In a small team, these roles may be filled by the same person.

The “War Room”

  • In the event of a Severity 1 or 2 incident, a virtual “war room” will be established. This is a dedicated Slack channel and a video call for the incident response team to communicate in real-time.

The Recovery Process

1. Detection and Alerting

  • Automated Alerts: An incident is typically declared when an automated alert is triggered (e.g., from Cloudflare monitoring, Sentry, or our logging service).
  • Manual Declaration: Any team member can declare an incident if they discover a critical issue.

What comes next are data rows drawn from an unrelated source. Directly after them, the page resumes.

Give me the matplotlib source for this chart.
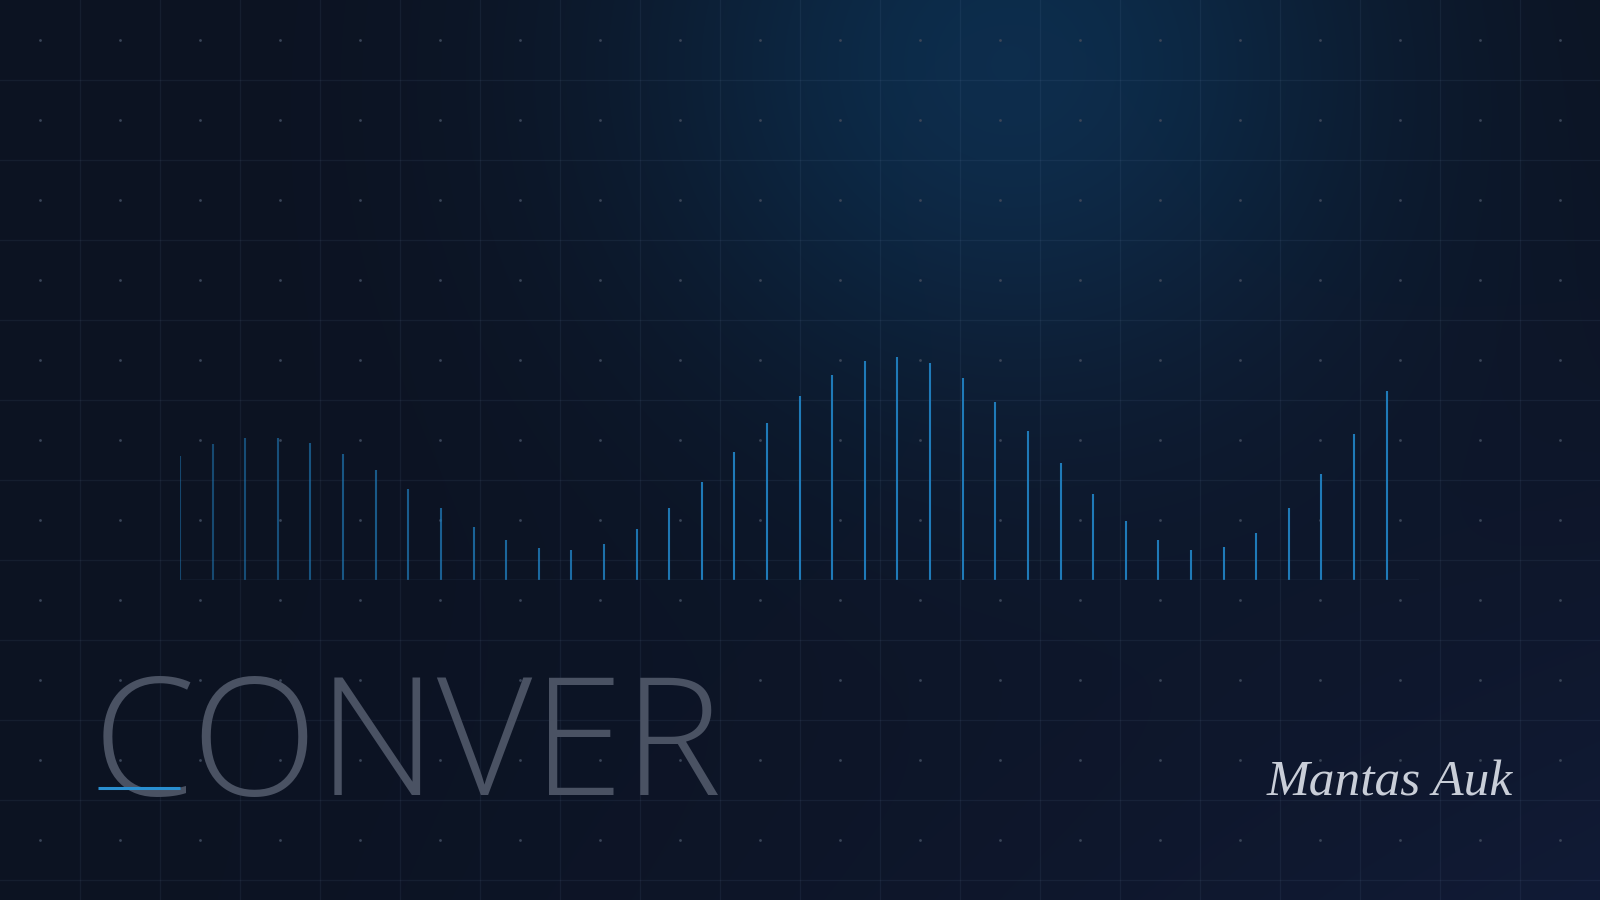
import numpy as np
import matplotlib
matplotlib.use("Agg")
import matplotlib.pyplot as plt
from matplotlib import font_manager
from matplotlib.colors import to_rgb

# heights of the thin bars, left to right (pixel-ish units)
values = [124, 136, 142, 142, 137, 126, 110, 91, 72, 53, 40, 32, 30, 36, 51,
          72, 98, 128, 157, 184, 205, 219, 223, 217, 202, 178, 149, 117, 86, 59,
          40, 30, 33, 47, 72, 106, 146, 189]
title = "CONVER"
signature = "Mantas Auk"


def light_font(families):
    # look for a thin, normal-width weight of one of the installed families
    for fam in families:
        for f in font_manager.fontManager.ttflist:
            w = f.weight if isinstance(f.weight, int) else 400
            if (f.name == fam and w <= 300 and f.style == "normal"
                    and f.stretch == "normal" and "ondensed" not in f.fname):
                return font_manager.FontProperties(fname=f.fname)
    return font_manager.FontProperties(family="Open Sans")


W, H = 1600, 900
fig = plt.figure(figsize=(16, 9), dpi=100)

# background: dark navy with a soft glow near the top
bg = fig.add_axes([0, 0, 1, 1])
yy, xx = np.mgrid[0:H, 0:W]
base = np.array(to_rgb("#0c1322"))
glow = np.array(to_rgb("#0d2d4c")) - base
low = np.array(to_rgb("#111b36")) - base
g = np.exp(-(((xx - 1010) / 370.0) ** 2 + ((yy - 60) / 340.0) ** 2))
g2 = np.clip((xx / W) * (yy / H), 0, 1) ** 1.5
img = base + g[..., None] * glow + g2[..., None] * low
bg.imshow(img, extent=(0, W, H, 0), aspect="auto", zorder=0)
bg.set_xlim(0, W)
bg.set_ylim(H, 0)
bg.axis("off")

# grid lines and dots
for gx in np.arange(80, W, 80):
    bg.axvline(gx, color="#8aa6d0", alpha=0.08, lw=0.9, zorder=1)
for gy in np.arange(80, H, 80):
    bg.axhline(gy, color="#8aa6d0", alpha=0.08, lw=0.9, zorder=1)
dx, dy = np.meshgrid(np.arange(40, W, 80), np.arange(40, H, 80))
bg.scatter(dx.ravel(), dy.ravel(), s=4, color="#3a4558", lw=0, zorder=2)

# big title and underline
fp = light_font(["Open Sans", "Lato", "Roboto", "Inter", "Noto Sans"])
fp.set_size(119)
bg.text(93, 795, title, fontproperties=fp, color="#4a5263",
        ha="left", va="baseline", zorder=3)
bg.plot([98, 180], [788, 788], color="#2a8fd0", lw=2.2, solid_capstyle="butt", zorder=4)

# signature
bg.text(1390, 795, signature, fontsize=37, family=["Liberation Serif", "DejaVu Serif"],
        style="italic", color="#c9ced8", ha="center", va="baseline", zorder=3)

# bar chart
ax = fig.add_axes([180 / W, 320 / H, (1419.3 - 180) / W, 260 / H])
ax.patch.set_alpha(0)
x = np.arange(len(values))
alphas = np.clip(0.5 + x / 16 * 0.5, 0.5, 1.0)
for xi, v, a in zip(x, values, alphas):
    ax.vlines(xi, 0, v, color="#1f7ab8", lw=1.5, alpha=a)
ax.plot([0, len(values)], [0, 0], color="#2a3a52", lw=1.0)
ax.set_xlim(0, len(values))
ax.set_ylim(0, 260)
ax.axis("off")

fig.savefig("out.png", dpi=100)
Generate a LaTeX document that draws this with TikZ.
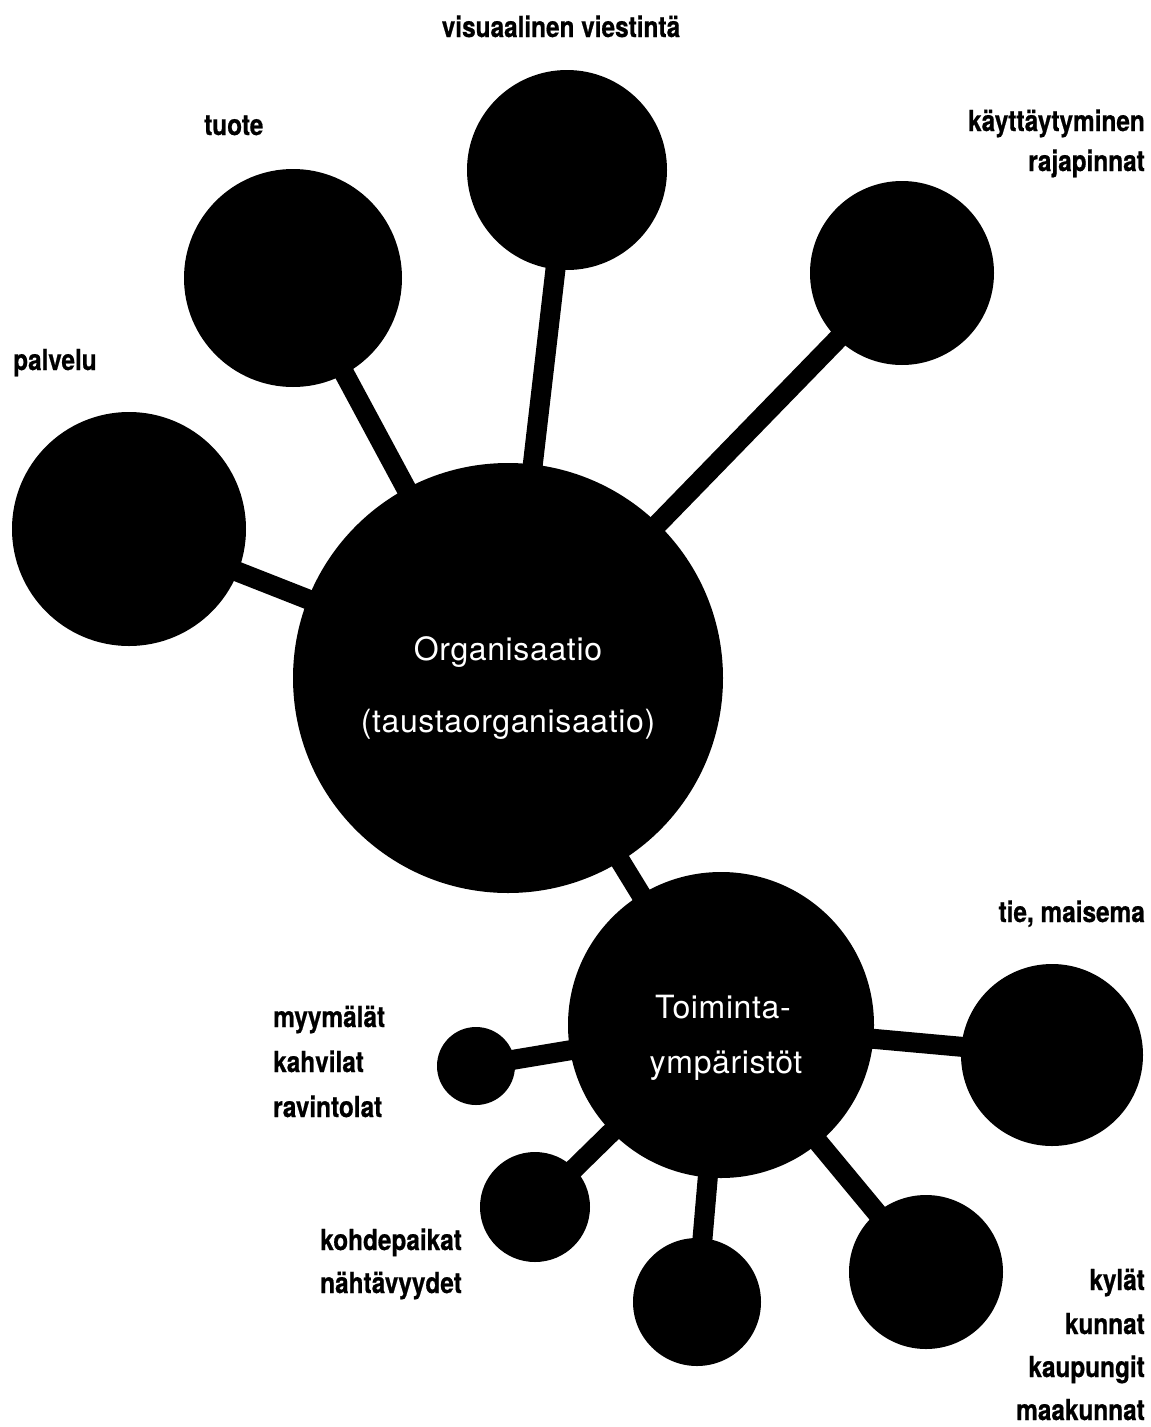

2. Assessment and Communication

  • Initial Assessment (First 5-10 minutes):
    • The Incident Commander and Technical Lead work to understand the impact and scope of the outage.
    • The Communications Lead posts an initial message in the company-wide Slack channel acknowledging the issue.
  • Status Page: For client-facing incidents, the Communications Lead will update our status page (if we have one).

3. Triage and Resolution

  • Identify the Cause: The technical team’s primary goal is to find the root cause. Common causes include:

    • A recent deployment: Was a change recently pushed to production?
    • Upstream provider outage: Are any of our critical dependencies (e.g., a database provider, an external API) down? Check their status pages.
    • Cloudflare outage: Is Cloudflare experiencing a system-wide issue? Check the Cloudflare status page.
  • The Quickest Path to Recovery: Rollback

    • In most cases, the fastest way to resolve an incident caused by a deployment is to roll back to a previous, known-good version.
    • How to Roll Back a Cloudflare Pages Deployment:
      1. Navigate to your Pages project in the Cloudflare dashboard.
      2. Go to the Deployments tab.
      3. Find the last successful deployment.
      4. Click the “Rollback to this deployment” button.
    • Do not try to “fix forward” by pushing a new commit unless a rollback is not possible or would be more dangerous. The priority is to restore service, not to debug the problem in real-time.

4. Post-Resolution

  • Verification: The team verifies that the service is fully restored.
  • Communication: The Communications Lead posts a final update announcing the resolution of the incident.
  • Post-Mortem:
    • A post-mortem meeting will be scheduled within 48 hours of the incident.
    • The goal of the post-mortem is not to assign blame, but to understand the root cause and identify preventative measures. We foster a blameless culture to encourage open and honest discussion.
    • The meeting will produce a written post-mortem document that includes:
      • A timeline of the incident.
      • The root cause(s).
      • What went well during the response.
      • What could be improved.
      • Action items to prevent the issue from happening again.